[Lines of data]
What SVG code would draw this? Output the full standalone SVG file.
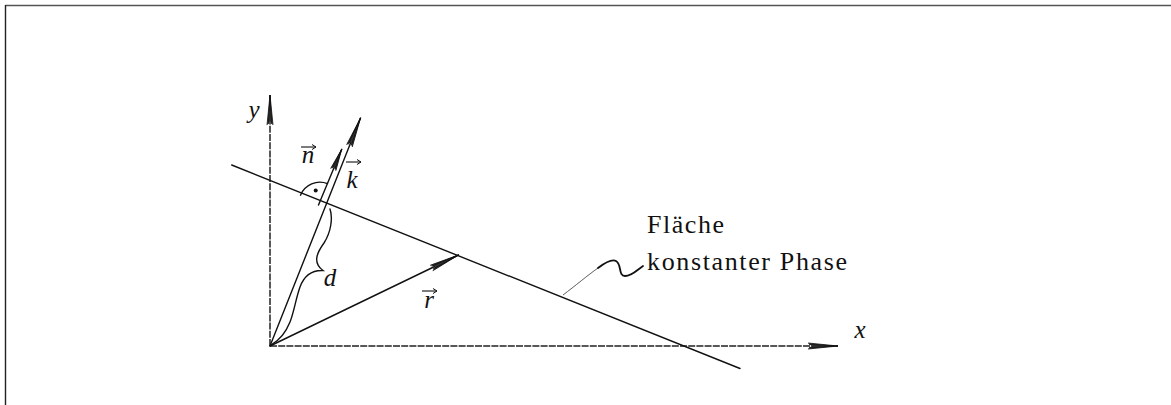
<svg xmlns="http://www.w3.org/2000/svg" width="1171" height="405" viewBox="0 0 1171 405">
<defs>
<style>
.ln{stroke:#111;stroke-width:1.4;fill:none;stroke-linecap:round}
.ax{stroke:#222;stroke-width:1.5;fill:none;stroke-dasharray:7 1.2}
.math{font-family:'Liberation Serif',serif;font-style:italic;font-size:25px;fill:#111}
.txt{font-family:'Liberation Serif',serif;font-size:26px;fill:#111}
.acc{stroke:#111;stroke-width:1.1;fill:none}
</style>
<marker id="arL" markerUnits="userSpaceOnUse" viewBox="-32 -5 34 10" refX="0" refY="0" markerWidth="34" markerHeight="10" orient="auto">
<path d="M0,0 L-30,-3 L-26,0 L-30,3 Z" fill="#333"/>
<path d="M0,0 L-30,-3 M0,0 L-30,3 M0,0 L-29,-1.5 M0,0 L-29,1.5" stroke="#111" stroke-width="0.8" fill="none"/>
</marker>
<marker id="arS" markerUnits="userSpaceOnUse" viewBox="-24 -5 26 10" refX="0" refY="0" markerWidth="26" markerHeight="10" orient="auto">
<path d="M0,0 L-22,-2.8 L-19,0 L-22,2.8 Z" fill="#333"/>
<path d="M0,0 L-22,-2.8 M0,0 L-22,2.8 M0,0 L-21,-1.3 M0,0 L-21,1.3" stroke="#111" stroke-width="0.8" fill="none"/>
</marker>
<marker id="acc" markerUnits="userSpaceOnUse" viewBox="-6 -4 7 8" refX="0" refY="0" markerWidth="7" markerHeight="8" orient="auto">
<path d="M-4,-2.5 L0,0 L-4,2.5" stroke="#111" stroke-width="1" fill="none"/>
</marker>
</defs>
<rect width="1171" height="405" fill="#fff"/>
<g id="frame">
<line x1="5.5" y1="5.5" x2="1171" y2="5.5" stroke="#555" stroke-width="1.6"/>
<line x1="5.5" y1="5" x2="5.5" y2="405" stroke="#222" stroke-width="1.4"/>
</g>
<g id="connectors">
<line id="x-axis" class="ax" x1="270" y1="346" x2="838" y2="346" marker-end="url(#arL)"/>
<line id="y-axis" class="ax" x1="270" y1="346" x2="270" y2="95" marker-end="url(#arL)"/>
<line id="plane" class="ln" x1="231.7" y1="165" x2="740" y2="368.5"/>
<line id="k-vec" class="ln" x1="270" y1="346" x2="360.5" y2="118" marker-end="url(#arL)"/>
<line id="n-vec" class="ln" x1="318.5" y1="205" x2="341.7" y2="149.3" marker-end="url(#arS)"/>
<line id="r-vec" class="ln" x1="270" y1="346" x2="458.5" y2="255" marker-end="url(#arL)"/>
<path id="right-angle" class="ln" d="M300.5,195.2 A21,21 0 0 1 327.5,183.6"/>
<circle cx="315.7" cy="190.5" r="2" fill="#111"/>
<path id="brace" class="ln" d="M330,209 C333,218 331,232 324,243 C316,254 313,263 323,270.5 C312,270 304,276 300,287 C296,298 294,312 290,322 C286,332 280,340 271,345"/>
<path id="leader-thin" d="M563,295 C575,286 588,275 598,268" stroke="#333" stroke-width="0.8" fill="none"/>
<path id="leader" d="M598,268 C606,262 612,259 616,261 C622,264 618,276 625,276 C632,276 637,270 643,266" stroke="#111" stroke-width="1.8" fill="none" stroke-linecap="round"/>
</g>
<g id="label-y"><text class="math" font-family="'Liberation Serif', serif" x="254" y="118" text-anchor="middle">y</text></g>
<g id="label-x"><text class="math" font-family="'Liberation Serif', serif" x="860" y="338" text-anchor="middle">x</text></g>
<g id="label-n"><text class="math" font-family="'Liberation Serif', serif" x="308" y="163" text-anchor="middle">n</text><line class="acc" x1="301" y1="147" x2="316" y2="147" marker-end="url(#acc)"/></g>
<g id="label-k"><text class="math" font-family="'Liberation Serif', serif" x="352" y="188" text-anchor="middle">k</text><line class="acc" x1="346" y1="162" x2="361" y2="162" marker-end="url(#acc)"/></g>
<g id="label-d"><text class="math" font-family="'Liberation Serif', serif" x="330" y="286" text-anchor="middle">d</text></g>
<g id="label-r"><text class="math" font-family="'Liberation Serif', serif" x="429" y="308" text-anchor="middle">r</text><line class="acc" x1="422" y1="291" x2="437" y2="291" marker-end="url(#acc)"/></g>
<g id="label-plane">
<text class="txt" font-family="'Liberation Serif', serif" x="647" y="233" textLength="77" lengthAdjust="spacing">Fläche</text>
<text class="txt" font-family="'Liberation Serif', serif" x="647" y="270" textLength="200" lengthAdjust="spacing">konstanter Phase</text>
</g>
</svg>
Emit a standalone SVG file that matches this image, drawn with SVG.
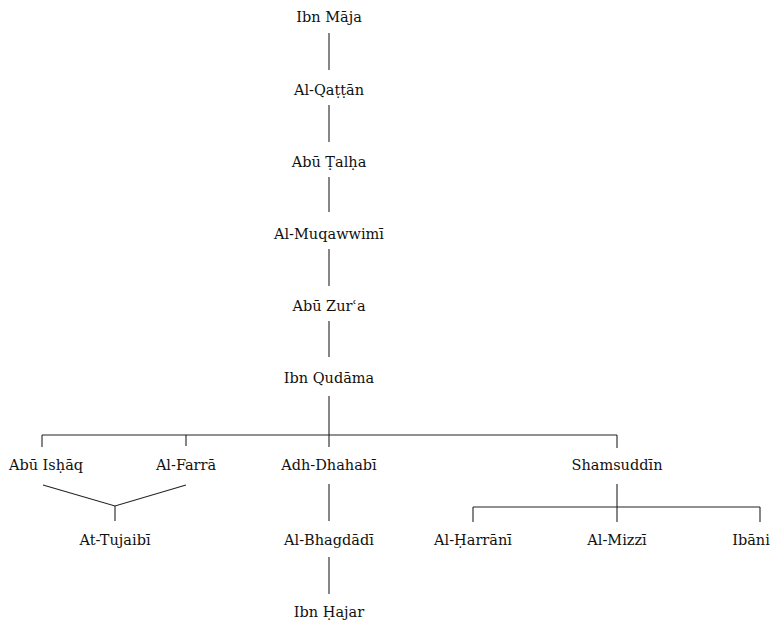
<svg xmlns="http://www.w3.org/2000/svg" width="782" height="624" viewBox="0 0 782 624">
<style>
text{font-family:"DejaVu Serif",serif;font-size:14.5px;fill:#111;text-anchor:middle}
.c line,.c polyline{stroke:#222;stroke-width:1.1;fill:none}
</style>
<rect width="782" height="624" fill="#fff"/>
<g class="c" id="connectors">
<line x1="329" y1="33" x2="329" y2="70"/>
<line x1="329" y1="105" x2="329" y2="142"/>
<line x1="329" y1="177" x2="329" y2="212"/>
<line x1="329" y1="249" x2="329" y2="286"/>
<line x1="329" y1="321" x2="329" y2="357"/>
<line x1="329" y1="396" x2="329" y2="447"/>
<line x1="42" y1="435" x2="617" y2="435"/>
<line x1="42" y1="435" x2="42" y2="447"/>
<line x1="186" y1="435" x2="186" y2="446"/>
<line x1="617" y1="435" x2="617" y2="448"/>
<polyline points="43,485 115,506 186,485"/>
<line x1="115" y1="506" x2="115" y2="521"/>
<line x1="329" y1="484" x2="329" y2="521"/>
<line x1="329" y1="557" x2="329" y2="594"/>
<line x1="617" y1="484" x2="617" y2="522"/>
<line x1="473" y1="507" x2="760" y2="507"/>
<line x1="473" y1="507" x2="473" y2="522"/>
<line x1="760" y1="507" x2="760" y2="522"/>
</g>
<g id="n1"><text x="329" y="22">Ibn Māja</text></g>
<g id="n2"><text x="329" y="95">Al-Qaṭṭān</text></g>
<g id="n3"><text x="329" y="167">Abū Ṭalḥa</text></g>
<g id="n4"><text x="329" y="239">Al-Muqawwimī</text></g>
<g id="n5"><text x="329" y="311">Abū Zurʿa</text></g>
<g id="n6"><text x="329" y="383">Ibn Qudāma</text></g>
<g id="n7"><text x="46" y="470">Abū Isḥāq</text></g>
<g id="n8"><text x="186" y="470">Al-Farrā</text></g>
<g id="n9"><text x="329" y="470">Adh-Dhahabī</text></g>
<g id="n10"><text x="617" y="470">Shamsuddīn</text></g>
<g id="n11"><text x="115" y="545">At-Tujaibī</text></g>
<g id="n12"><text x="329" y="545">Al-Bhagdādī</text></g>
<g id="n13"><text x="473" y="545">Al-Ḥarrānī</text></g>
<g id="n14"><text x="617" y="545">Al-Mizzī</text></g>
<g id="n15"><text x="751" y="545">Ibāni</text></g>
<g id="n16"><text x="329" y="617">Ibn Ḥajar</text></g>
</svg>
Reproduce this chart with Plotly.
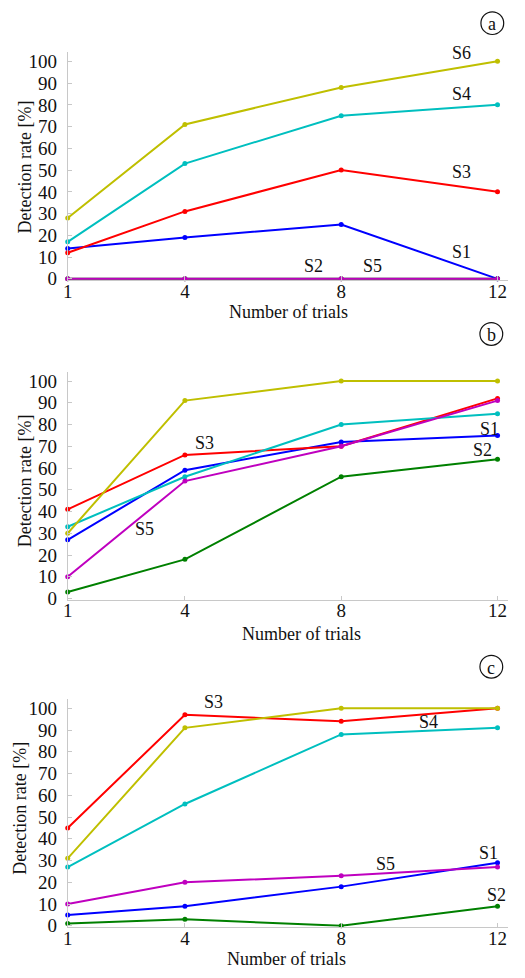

- Directions -
Transcribe every line from the records above without alteration, and leave out the images.

- Task answer -
What SVG code would draw this? Output the full standalone SVG file.
<svg xmlns="http://www.w3.org/2000/svg" width="1171" height="405" viewBox="0 0 1171 405">
<defs>
<style>
.ln{stroke:#111;stroke-width:1.4;fill:none;stroke-linecap:round}
.ax{stroke:#222;stroke-width:1.5;fill:none;stroke-dasharray:7 1.2}
.math{font-family:'Liberation Serif',serif;font-style:italic;font-size:25px;fill:#111}
.txt{font-family:'Liberation Serif',serif;font-size:26px;fill:#111}
.acc{stroke:#111;stroke-width:1.1;fill:none}
</style>
<marker id="arL" markerUnits="userSpaceOnUse" viewBox="-32 -5 34 10" refX="0" refY="0" markerWidth="34" markerHeight="10" orient="auto">
<path d="M0,0 L-30,-3 L-26,0 L-30,3 Z" fill="#333"/>
<path d="M0,0 L-30,-3 M0,0 L-30,3 M0,0 L-29,-1.5 M0,0 L-29,1.5" stroke="#111" stroke-width="0.8" fill="none"/>
</marker>
<marker id="arS" markerUnits="userSpaceOnUse" viewBox="-24 -5 26 10" refX="0" refY="0" markerWidth="26" markerHeight="10" orient="auto">
<path d="M0,0 L-22,-2.8 L-19,0 L-22,2.8 Z" fill="#333"/>
<path d="M0,0 L-22,-2.8 M0,0 L-22,2.8 M0,0 L-21,-1.3 M0,0 L-21,1.3" stroke="#111" stroke-width="0.8" fill="none"/>
</marker>
<marker id="acc" markerUnits="userSpaceOnUse" viewBox="-6 -4 7 8" refX="0" refY="0" markerWidth="7" markerHeight="8" orient="auto">
<path d="M-4,-2.5 L0,0 L-4,2.5" stroke="#111" stroke-width="1" fill="none"/>
</marker>
</defs>
<rect width="1171" height="405" fill="#fff"/>
<g id="frame">
<line x1="5.5" y1="5.5" x2="1171" y2="5.5" stroke="#555" stroke-width="1.6"/>
<line x1="5.5" y1="5" x2="5.5" y2="405" stroke="#222" stroke-width="1.4"/>
</g>
<g id="connectors">
<line id="x-axis" class="ax" x1="270" y1="346" x2="838" y2="346" marker-end="url(#arL)"/>
<line id="y-axis" class="ax" x1="270" y1="346" x2="270" y2="95" marker-end="url(#arL)"/>
<line id="plane" class="ln" x1="231.7" y1="165" x2="740" y2="368.5"/>
<line id="k-vec" class="ln" x1="270" y1="346" x2="360.5" y2="118" marker-end="url(#arL)"/>
<line id="n-vec" class="ln" x1="318.5" y1="205" x2="341.7" y2="149.3" marker-end="url(#arS)"/>
<line id="r-vec" class="ln" x1="270" y1="346" x2="458.5" y2="255" marker-end="url(#arL)"/>
<path id="right-angle" class="ln" d="M300.5,195.2 A21,21 0 0 1 327.5,183.6"/>
<circle cx="315.7" cy="190.5" r="2" fill="#111"/>
<path id="brace" class="ln" d="M330,209 C333,218 331,232 324,243 C316,254 313,263 323,270.5 C312,270 304,276 300,287 C296,298 294,312 290,322 C286,332 280,340 271,345"/>
<path id="leader-thin" d="M563,295 C575,286 588,275 598,268" stroke="#333" stroke-width="0.8" fill="none"/>
<path id="leader" d="M598,268 C606,262 612,259 616,261 C622,264 618,276 625,276 C632,276 637,270 643,266" stroke="#111" stroke-width="1.8" fill="none" stroke-linecap="round"/>
</g>
<g id="label-y"><text class="math" font-family="'Liberation Serif', serif" x="254" y="118" text-anchor="middle">y</text></g>
<g id="label-x"><text class="math" font-family="'Liberation Serif', serif" x="860" y="338" text-anchor="middle">x</text></g>
<g id="label-n"><text class="math" font-family="'Liberation Serif', serif" x="308" y="163" text-anchor="middle">n</text><line class="acc" x1="301" y1="147" x2="316" y2="147" marker-end="url(#acc)"/></g>
<g id="label-k"><text class="math" font-family="'Liberation Serif', serif" x="352" y="188" text-anchor="middle">k</text><line class="acc" x1="346" y1="162" x2="361" y2="162" marker-end="url(#acc)"/></g>
<g id="label-d"><text class="math" font-family="'Liberation Serif', serif" x="330" y="286" text-anchor="middle">d</text></g>
<g id="label-r"><text class="math" font-family="'Liberation Serif', serif" x="429" y="308" text-anchor="middle">r</text><line class="acc" x1="422" y1="291" x2="437" y2="291" marker-end="url(#acc)"/></g>
<g id="label-plane">
<text class="txt" font-family="'Liberation Serif', serif" x="647" y="233" textLength="77" lengthAdjust="spacing">Fläche</text>
<text class="txt" font-family="'Liberation Serif', serif" x="647" y="270" textLength="200" lengthAdjust="spacing">konstanter Phase</text>
</g>
</svg>
Emit a standalone SVG file that matches this image, drawn with SVG.
<svg xmlns="http://www.w3.org/2000/svg" width="782" height="624" viewBox="0 0 782 624">
<style>
text{font-family:"DejaVu Serif",serif;font-size:14.5px;fill:#111;text-anchor:middle}
.c line,.c polyline{stroke:#222;stroke-width:1.1;fill:none}
</style>
<rect width="782" height="624" fill="#fff"/>
<g class="c" id="connectors">
<line x1="329" y1="33" x2="329" y2="70"/>
<line x1="329" y1="105" x2="329" y2="142"/>
<line x1="329" y1="177" x2="329" y2="212"/>
<line x1="329" y1="249" x2="329" y2="286"/>
<line x1="329" y1="321" x2="329" y2="357"/>
<line x1="329" y1="396" x2="329" y2="447"/>
<line x1="42" y1="435" x2="617" y2="435"/>
<line x1="42" y1="435" x2="42" y2="447"/>
<line x1="186" y1="435" x2="186" y2="446"/>
<line x1="617" y1="435" x2="617" y2="448"/>
<polyline points="43,485 115,506 186,485"/>
<line x1="115" y1="506" x2="115" y2="521"/>
<line x1="329" y1="484" x2="329" y2="521"/>
<line x1="329" y1="557" x2="329" y2="594"/>
<line x1="617" y1="484" x2="617" y2="522"/>
<line x1="473" y1="507" x2="760" y2="507"/>
<line x1="473" y1="507" x2="473" y2="522"/>
<line x1="760" y1="507" x2="760" y2="522"/>
</g>
<g id="n1"><text x="329" y="22">Ibn Māja</text></g>
<g id="n2"><text x="329" y="95">Al-Qaṭṭān</text></g>
<g id="n3"><text x="329" y="167">Abū Ṭalḥa</text></g>
<g id="n4"><text x="329" y="239">Al-Muqawwimī</text></g>
<g id="n5"><text x="329" y="311">Abū Zurʿa</text></g>
<g id="n6"><text x="329" y="383">Ibn Qudāma</text></g>
<g id="n7"><text x="46" y="470">Abū Isḥāq</text></g>
<g id="n8"><text x="186" y="470">Al-Farrā</text></g>
<g id="n9"><text x="329" y="470">Adh-Dhahabī</text></g>
<g id="n10"><text x="617" y="470">Shamsuddīn</text></g>
<g id="n11"><text x="115" y="545">At-Tujaibī</text></g>
<g id="n12"><text x="329" y="545">Al-Bhagdādī</text></g>
<g id="n13"><text x="473" y="545">Al-Ḥarrānī</text></g>
<g id="n14"><text x="617" y="545">Al-Mizzī</text></g>
<g id="n15"><text x="751" y="545">Ibāni</text></g>
<g id="n16"><text x="329" y="617">Ibn Ḥajar</text></g>
</svg>
Reproduce this chart with Plotly.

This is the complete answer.